I'm going to call this the *King Midas Touch.* Simply process an unrelated
piece of copyrighted property and it has to now be Open Source! In
contrast, copyleft is only activated when you make your code part of the
covered program.


> I've said before that passing judgment like this risks sending the message
> that OSI has decided copyleft has to play with a handicap.


Richard Stallman decided that copyleft had to play with handicaps, in order
to protect its the Four Freedoms. OSI similarly follows me in requiring
that Open Source licenses play with 10 handicaps (mostly stated as the
license may *not*) in order to protect what fundamentally makes them Open
Source.


> And that insofar as free software is losing to closed source---or
> succeeding only by redefining success as assisting closed source, rather
> than competing
> with it---handicapping copyleft looks like picking a winner.
>

If you want to make a new deal in which unrelated software that is simply
processed with your program has to become Open Source, that is your right,
but you will need to name it something else than Open Source. I suggest you
call it* King Midas Software. *And if it succeeds better than Open Source,
so be it, but I don't believe it will do so. Open Source works so well
because of what it *does not* ask for.

And you need to be aware that the Open Source campaign does not espouse
that proprietary software is immoral. Thus, while OSI exists to promote
Open Source, I can't really say that their purpose is to replace
proprietary software in the market. So the whole question of winning or
losing *against *proprietary software (rather than just winning for Open
Source) is one you have at FSF rather than OSI, and be prepared for the
Four Freedoms to take precedence there.


> Will OSI reject a license on the basis that releasing software as Open
> Source is an onerous, unreasonable exaction dwarfing conceivable use value
> of any single program?


I'm really sure they would. They would take a principled stand on this. The
compulsion to Open Source a program simply in return for the right to use
another, is such an obvious over-reach, and introduces so many problems for
the user community. Even if you were to somehow make it OSD compliant, they
would continue to see it as a really bad deal for the community.

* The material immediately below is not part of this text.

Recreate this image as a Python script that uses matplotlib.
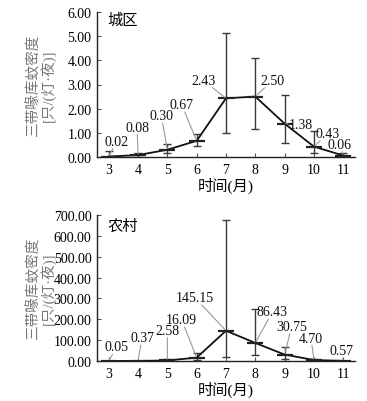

> Is foretelling practical cost-benefit analysis part of what it does?
>

If asking "is this license good for the community" means doing a
cost-benefit analysis, yes. OSI doesn't have to do a mechanical parse
according to the OSD. The purpose of the organization is to protect,
nurture, and facilitate that community. Faced with a license that would
cause the community obvious problems, they would easily say "no".


> OSI has already approved licenses that require release simply for the
> benefit of modifying, running, and distributing the licensed program.

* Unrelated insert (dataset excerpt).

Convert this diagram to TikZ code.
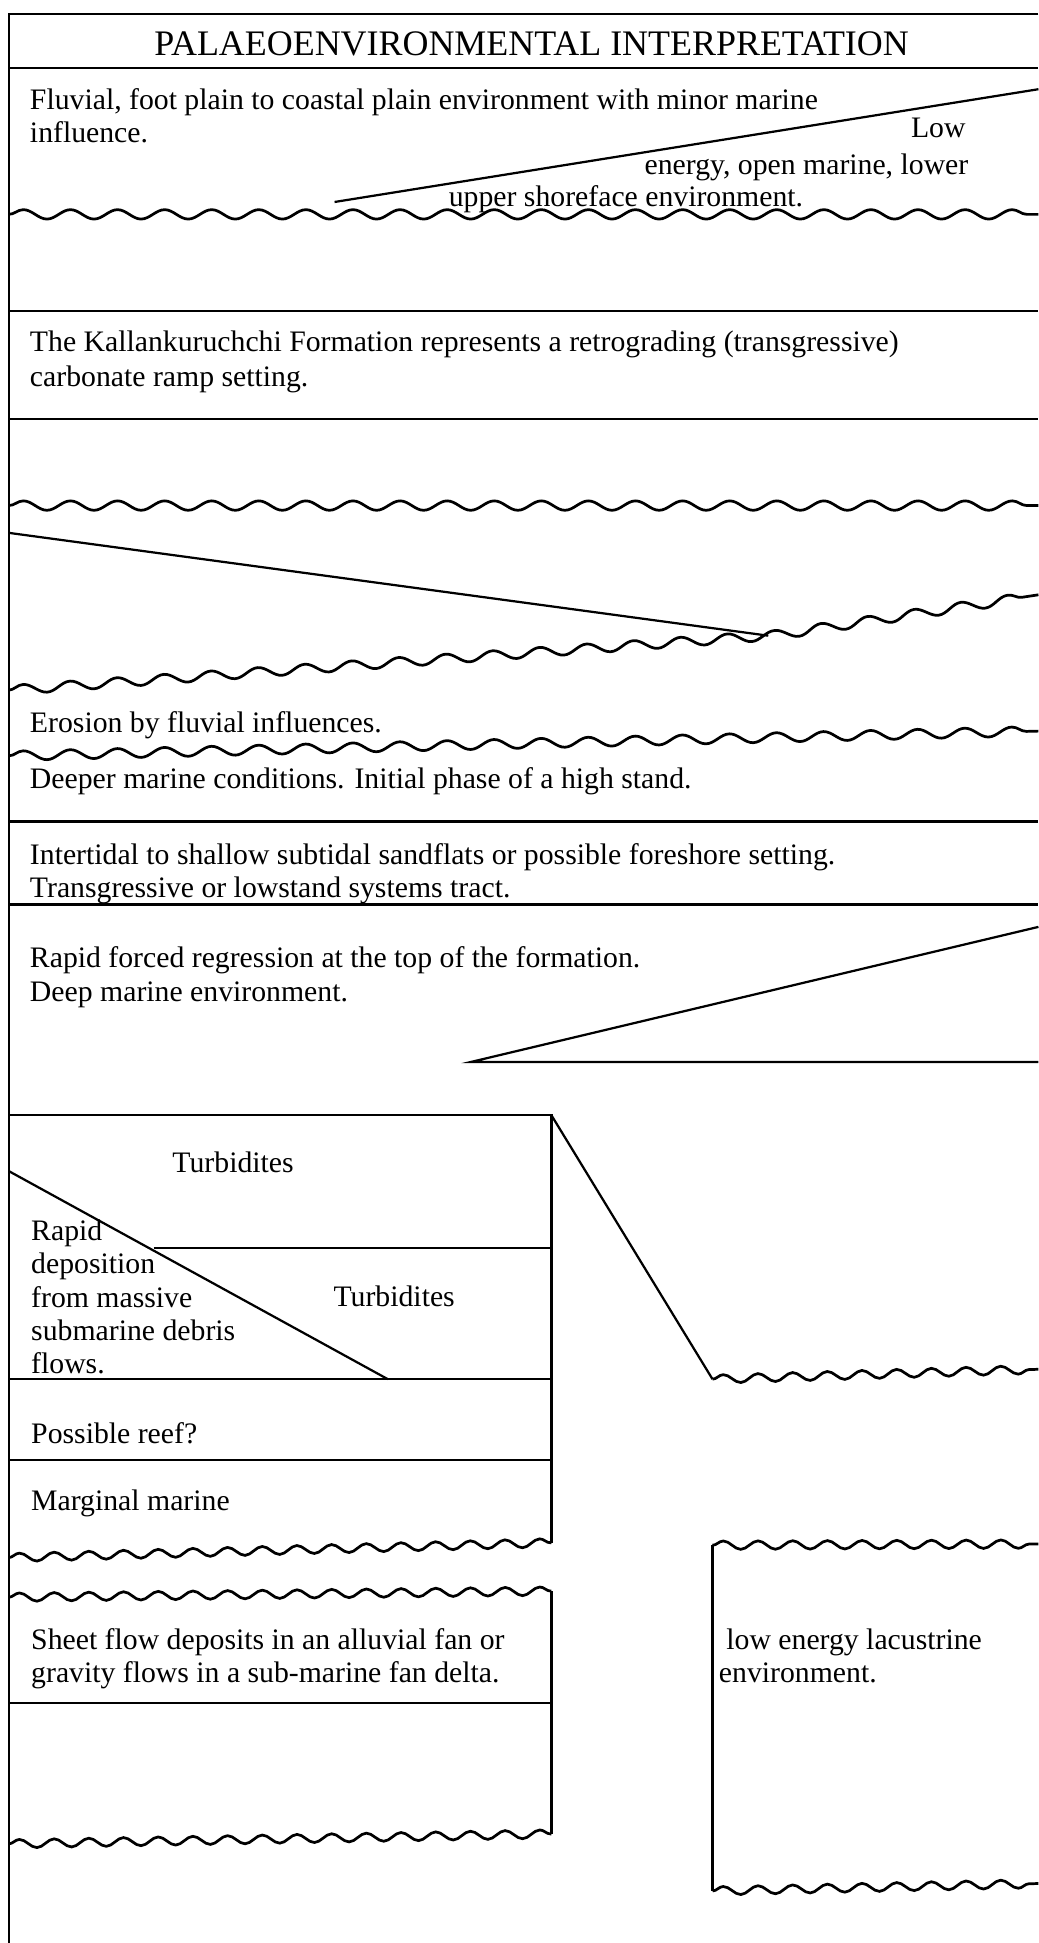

Yes.  But of the program being run, modified, and distributed. Never an
unrelated program.

Some users of Open Source continue to see those licenses as unreasonable.
> Judging by OSI approvals past, OSI has not.
>

Yes. OSI does not see copyleft as unreasonable. I believe they would see
the King Midas Touch as unreasonable.


> The industry smudges every bright line, in time.
>

 Well, you're the one trying to smudge the bright line, and I get to fight
that, as well as OSI.


> Consider Node.js.  Significant server and other software is written on
> Node, using Node-targeted libraries.  But a substantial chunk of the growth
> of the platform comes down to developer tooling---code generators, linters,
> style checkers, transpilers, bundlers, minifiers---for
> browser-targeted development.  Crack open a typical front-end web project
> shipped yesterday, and you'd have a much harder time replacing the tooling
> than the framework. I can swap out React in a hurry, as many recently have
> done. Babel?  Webpack?  Potentially much harder!
>

All of these tool makers consider it a fair deal that your work doesn't
have to become Free Software just because you use a tool upon it. Even
Richard Stallman, who believes with all of his heart that proprietary
software is immoral and caused himself RSI and years of pain in writing
these tools, guarantees your freedom to keep the input to a program under
your own terms.

I have spent a lot of time arguing merit.  Several hours, and several
> drafts, on my prior message alone.  You quoted one sentence of that
> message, an example, in another reply.
>

Yes. Because I am I am finding it trivial to reject the license, despite
your voluminous argument. I could rebut every word, but it simply isn't
necessary.

You quoted just the first sentence here, and responded by repeating a bare
> conclusion, as opinion, about OSD 6.
>

Exactly. That was all that was necessary.


> Was the rest for nothing?  I'd be happy to return to it.
>

I think you're barking up the wrong tree. It doesn't fit the Open Source
model and you've been told that repeatedly.

I asked the questions in hopes of hearing OSI's answers.
>

Richard Fontana sits on the board and has had criticism of the license.
Simon is reading, because he answered when you went over the top about
OSI's legal obligations. You aren't engaging the other board members as far
as I can see. Ultimately, the people on the list would make recommendations
to the OSI board which they would generally follow, although they are not
compelled to, and the people on the list with demonstrated competence in
license analysis don't for the most part seem to be big fans of the license.

So I am not holding out hope, sorry.